Tuesday-Thursday courses could lose five minutes

Good news for Kansas University students: You’ll probably be spending less time in class beginning in fall 2006.

Don’t get too excited, though. It’s just five minutes less per class, and it’s only for classes that meet Tuesdays and Thursdays.

The reason for the proposal is simple, said Don Steeples, vice provost for scholarly support. Students who take courses that meet twice a week are in class 10 minutes more than those in classes that meet three times a week.

“There’s an imbalance between Geology 101 on Monday, Wednesday and Friday that has 150 minutes of instruction a week versus the same class on Tuesdays and Thursdays, which is 160 minutes,” Steeples said. “It’s just a matter of equalizing the amount of time in class.”

Typical class periods on Tuesdays and Thursdays convene on the hour and dismiss at 20 minutes past the next hour, a total of 80 minutes per class. Most classes that meet Mondays, Wednesdays and Fridays convene at half-past the hour and dismiss at 20 minutes past the next hour, for 50 minutes per class.

Steeples said KU and Baylor were the only two universities in the Big 12 that had three-hour classes meeting more than 150 minutes per week, which is the standard set by accrediting associations. The earliest the change could go into effect is fall 2006, he said.

A side benefit for the change would be giving students more time to get to their next class on Tuesdays on Thursdays.

“It’s tough to get from, for example, Robinson (Center) to JRP (Joseph R. Pearson Hall) in 10 minutes,” Steeples said. “There would be a lot of days you’d be sweating to get there.”

Students aren’t likely to oppose a proposal to spend less time in class.

Kansas University is considering a plan to trim five minutes from Tuesday-Thursday courses to equalize weekly class schedules. The move would give students such as Mellissa Burdette, left, Kansas City, Kan., freshman, and Keshia Coleman, Denver freshman, more time to walk from class to class. They shared an umbrella during Thursday's rain.

“There really hasn’t been any dissent,” said Steve Munch, student body president. “I think it’s a common-sense proposal. When it comes down to it, the impact for students is you’re going to be in class 10 minutes less per week.”

Student Senate is in the process of drafting a resolution in support of the change.

Faculty leaders also say they don’t expect much opposition.

“I don’t have too much feeling about that, either in favor or opposed,” said Joe Sicilian, an economics professor who chairs the University Senate Executive Committee. “If anybody is concerned about shortening the Tuesday and Thursday times, it would be those teaching graduate classes. It’s hard to hold students’ attention, especially on the undergraduate level.”

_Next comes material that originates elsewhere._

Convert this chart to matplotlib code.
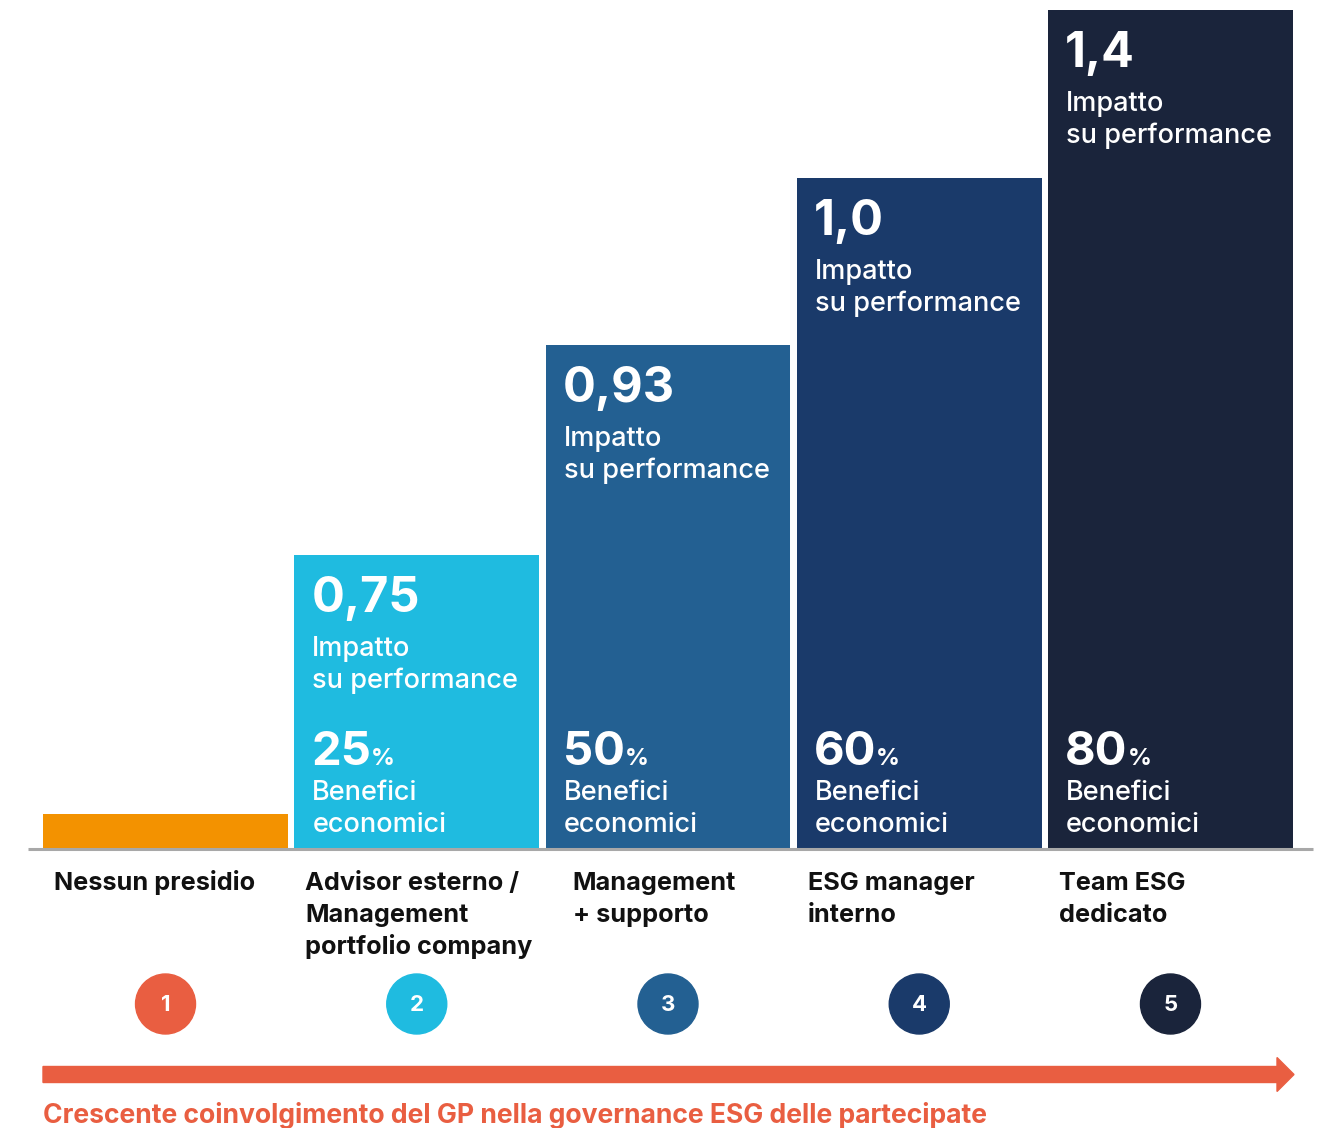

The class change could alter a long-standing KU tradition, however. The steam whistle that sounds on campus, signaling the end of class, might need to be reprogrammed.

Currently, the whistle sounds at 20 minutes past the hour from 7:20 a.m. to 5:20 p.m. Monday through Friday, with additional soundings at 10:50 a.m. and 3:50 p.m. Tuesdays and Thursdays.

Changing the end of Tuesday and Thursday classes would require KU workers to reprogram the whistle to sound at 15 minutes past the hour those days.

Les Rawlings, who helps program the whistle, said he thought it might take awhile for Lawrence residents to get used to the new time for the whistle to echo through the Kaw Valley.

“I think it would make a difference to people,” he said, “but I don’t know how much.”